Last update: 2024 05 24
Like all R packages, groundhog
is open source so you can see how everything works looking at the posted R Code, but this page explains intuitively how groundhog
achieves reproducibility.
For groundhog
to work, for R to load the version of a package based on the date in the groundhog.library()
command, it needs to
1) Identify the package version for that date.
2) Identify all dependencies of the package on that date, and their versions.
3) Obtain all those package-versions, and save them in the user’s computer.
4) Load/attach the specified versions of packages into the R environment being used.
This document explains how each of these necessary steps are achieved.
1) Find the package version that matches the date
in groundhog.library(pkg, date)
groundhog
relies on a database that contains virtually all package versions ever uploaded to CRAN, the date when they were published, and all dependencies. Here are a few rows of that file (updated daily, and available here: http://groundhogR.com/cran.toc.rds). When a user enters the date they want a package for, a local copy of this table is consulted finding the most recently published version of the package for that date.
Details on how this database was created The database was created in three steps. First, an R script read the DESCRIPTION file for every package in the CRAN archives, obtaining dependencies and Published dates for all of them. But, it turns out that hundreds of Published dates are incorrect in those DESCRIPTION files. For example the DESCRIPTION for
MASS_7.3-45
indicates it was published on 2016-04-21, but it was actually published six months earlier, in November of 2015. Therefore, the Published date was obtained by running the command available.packages()
on the daily MRAN copy of CRAN, and using the first date on which the package appears as available, as the publication date (for packages pre-MRAN, the DESCRIPTION date is used. After the database was first created, in early 2020, it is updated daily with an R script in the groundhogR.com server that runs available.packages()
on CRAN daily, adding any new packages to the database, with the Publish date for when they were first found.
2) Find all the dependencies
Using the same cran.toc.rds
file, we see all dependencies for a given package version.

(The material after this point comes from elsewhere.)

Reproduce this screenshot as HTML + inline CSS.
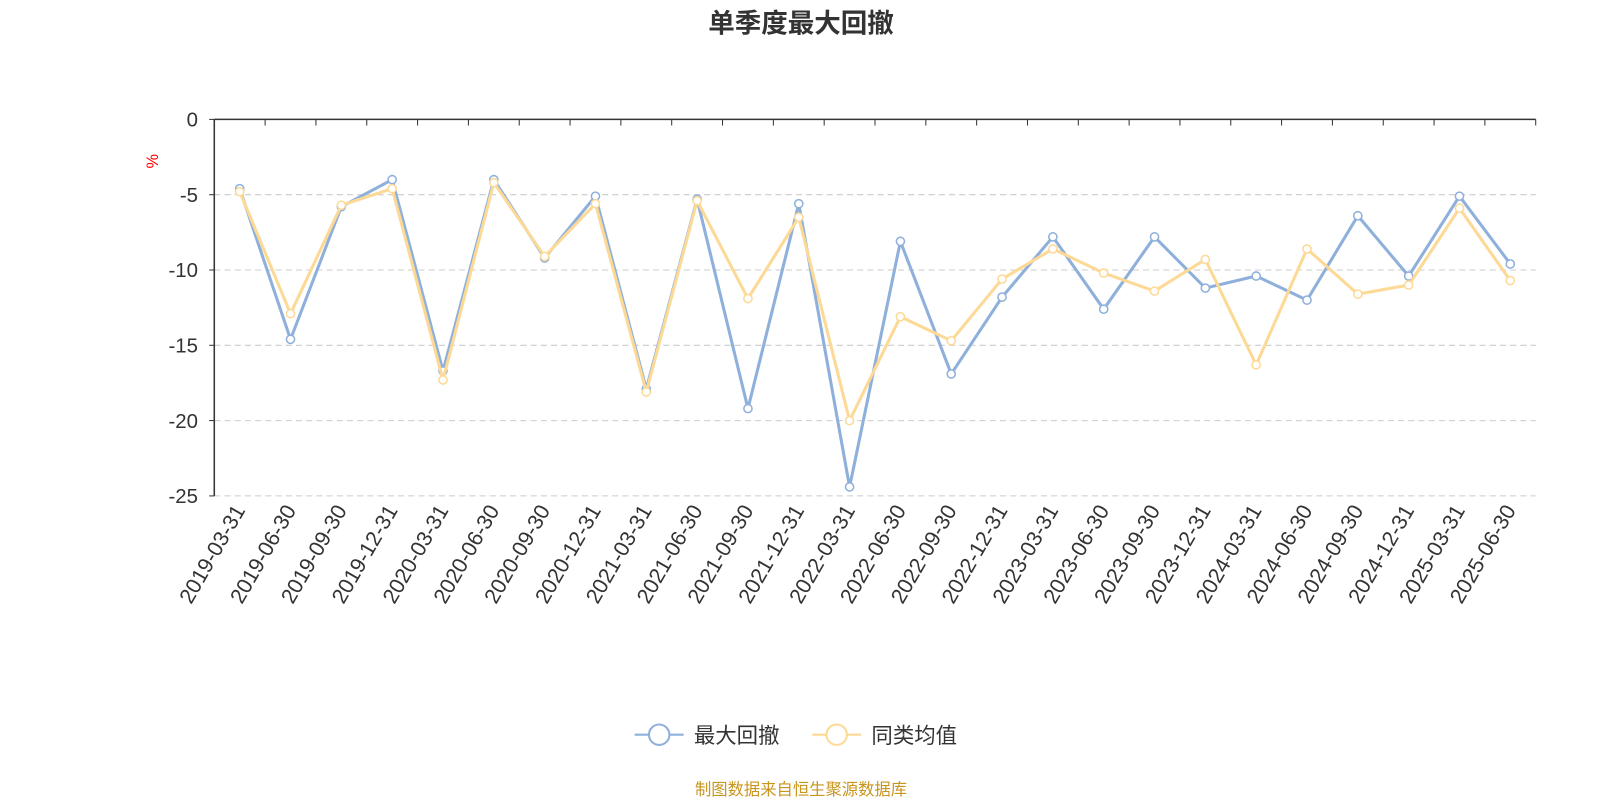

The groundhog.library()
command includes the function get.snowball()
which runs a loop finding the dependencies for the dependencies and so on until no new dependencies are to be added, and they are then sorted into the ‘snowball’. First in the snowball are packages that depend on no other package (referred affectionately as ‘independencies’), and the very last package in the snowball list is the package called on by groundhog.library()
3) Obtain all those package-versions, and save them in the user’s computer
Snowball in hand, a loop checks if each package-version is installed locally in the computer, if not they are looked for online. First looking for a binary on CRAN, if not found, a binary on GRAN, if not found, source from CRAN. The packages are then downloaded and installed if needed.

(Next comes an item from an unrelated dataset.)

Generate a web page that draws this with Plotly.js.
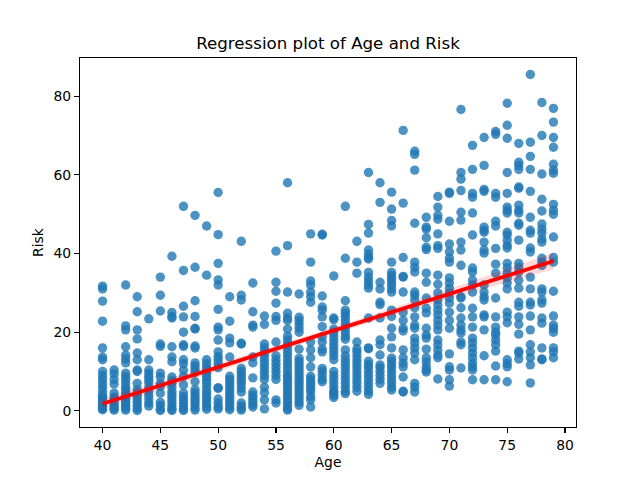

4) Load the specified versions of packages into the R environment being used
Base R uses by default a single library to store user-installed packages, consisting of a folder with package names as subfolders (without indicating package version). Those subfolders contain only the latest installed version of the corresponding package, and the files are deleted and replaced when a package gets updated.
For example, here is a print-screen for the library folder for my R 3.6
The folder “beeswarm” contains (some version of) the package with that name. If I run library('beeswarm')

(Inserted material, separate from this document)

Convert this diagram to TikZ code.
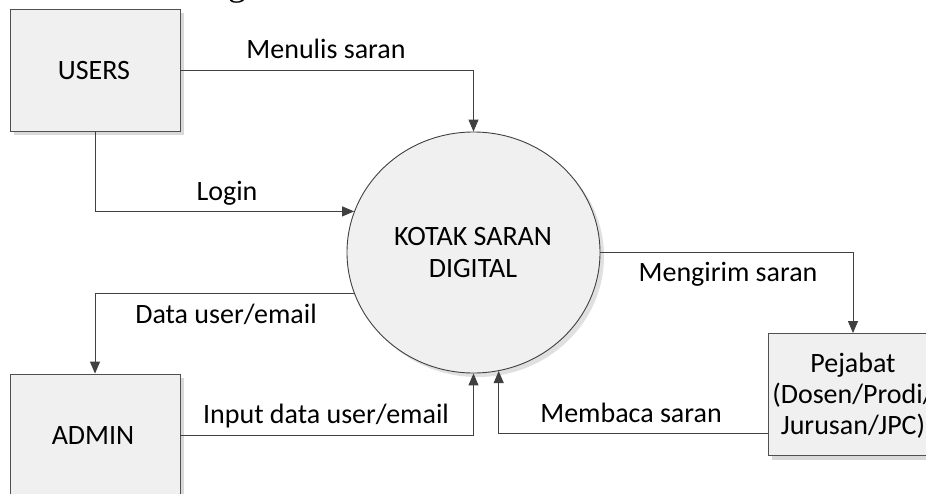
\documentclass[tikz,border=0pt]{standalone}
\usepackage{fontspec}
\setmainfont{Carlito}
\newfontfamily\capfont{Liberation Serif}
\usetikzlibrary{shapes.geometric,arrows.meta,shadows}
\definecolor{boxfill}{HTML}{F0F0F0}
\definecolor{edge}{HTML}{505050}
\definecolor{lineclr}{HTML}{404040}
\tikzset{
  lbl/.style={anchor=base,inner sep=0pt,font=\fontsize{28}{33}\selectfont},
  entity/.style={draw=edge,fill=boxfill,line width=0.9pt,minimum width=170pt,minimum height=122pt,inner sep=0pt,
    drop shadow={shadow xshift=4pt,shadow yshift=-4pt,fill=black!15,opacity=1}},
  proc/.style={draw=lineclr,fill=boxfill,line width=0.9pt,ellipse,minimum width=253pt,minimum height=241pt,inner sep=0pt,
    drop shadow={shadow xshift=4pt,shadow yshift=-4pt,fill=black!12,opacity=1}},
  flow/.style={draw=lineclr,line width=1pt,-{Triangle[length=12pt,width=10pt]}},
}
\begin{document}
\begin{tikzpicture}[x=1pt,y=-1pt]
\useasboundingbox (0,0) rectangle (926,493);
\clip (0,0) rectangle (926,493);
\fill[white] (0,0) rectangle (926,493);
% cut-off caption fragment
\node[anchor=base,inner sep=0pt,font=\capfont\fontsize{36}{40}\selectfont] (capg) at (237,-5) {g};
% shapes
\node[entity] (users) at (95,70) {};
\node[entity] (admin) at (95,435) {};
\node[entity] (pejabat) at (853,394.5) {};
\node[proc] (kotak) at (473.5,252.5) {};
% texts
\node[lbl] (tusers) at (94,79) {USERS};
\node[lbl] (tadmin) at (93,444) {ADMIN};
\node[lbl] (tk1) at (473,245) {KOTAK SARAN};
\node[lbl] (tk2) at (473,277) {DIGITAL};
\node[lbl] (tp1) at (853,372) {Pejabat};
\node[lbl] (tp2) at (853,403) {(Dosen/Prodi/};
\node[lbl] (tp3) at (853,434) {Jurusan/JPC)};
% connectors
\draw[flow] (users.east) -| (kotak.north);
\draw[flow] (users.south) |- (kotak.161);
\draw[flow] (kotak.199) -| (admin.north);
\draw[flow] (admin.east) -| (kotak.south);
\draw[flow] (kotak.east) -| (pejabat.north);
\coordinate (pj) at ([yshift=-38.5pt]pejabat.west);
\draw[flow] (pj) -| (kotak.-78);
% labels
\node[lbl] (l1) at (326,58) {Menulis saran};
\node[lbl] (l2) at (227,200) {Login};
\node[lbl] (l3) at (226,323) {Data user/email};
\node[lbl] (l4) at (326,423) {Input data user/email};
\node[lbl] (l5) at (728,281) {Mengirim saran};
\node[lbl] (l6) at (631,422) {Membaca saran};
\end{tikzpicture}
\end{document}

I would load it without controlling or easily knowing which version it is. If I run install.packages('beeswarm')
I would replace it with whichever version is current, without documenting in any way that the package has been modified.
Groundhog uses a similar storage approach, but it enables version control. Specifically, and simply, each version of each package gets its own folder, for example, below we see two versions of jsonlite
stored side by side in the groundhog folder.
So, when running, say, groundhog.library("beeswarm","2016-01-02")
the script identifies which version of the package is needed using cran.toc.rds
, and checks whether that’s the version in the default library location in R (you can check that location in your computer by running .libPaths()[1]
). If another version of the package is found, it is moved out of that folder and the correct version is moved in. groundhog.library()
then loads and attaches the desired package from that location.
Groundhog essentially creates a library loan program, when you need a package you borrow it into your default R library from groundhog library, and when you request another version of that same package groundhog ‘returns’ it to the groundhog library, by moving the subfolder back. This is why you don’t have to re-install it, it just moves back and forth different locations in your computer. By moving folders, instead of copying them, the process is nearly instantaneous, because moving a folder is essentially just renaming it.
Groundhog includes a function, restore.library()
, that will return the default library to its original contents prior to relying on groundhog.
Back-end prior to v3.0
Groundhog versions prior to 3.0 worked differently; they would not move packages into the default R library. But this smaller footprint solution from the original design became unworkable for two reasons. First, R Studio automatically loads R packages referenced in a script (from the default library location) and this created unresolvable package version conflicts (the package in that location would be immediately loaded, preventing the installation/loading of another version by groundhog). Second, for parallel processing R will by default look for packages in that location as well, and thus if packages are not moved there, when working with parallel processing (e.g., with foreach
) the code would need to be customized to work well with groundhog. Now the exact same code will work whether you use groundhog.library() or library() to attach packages.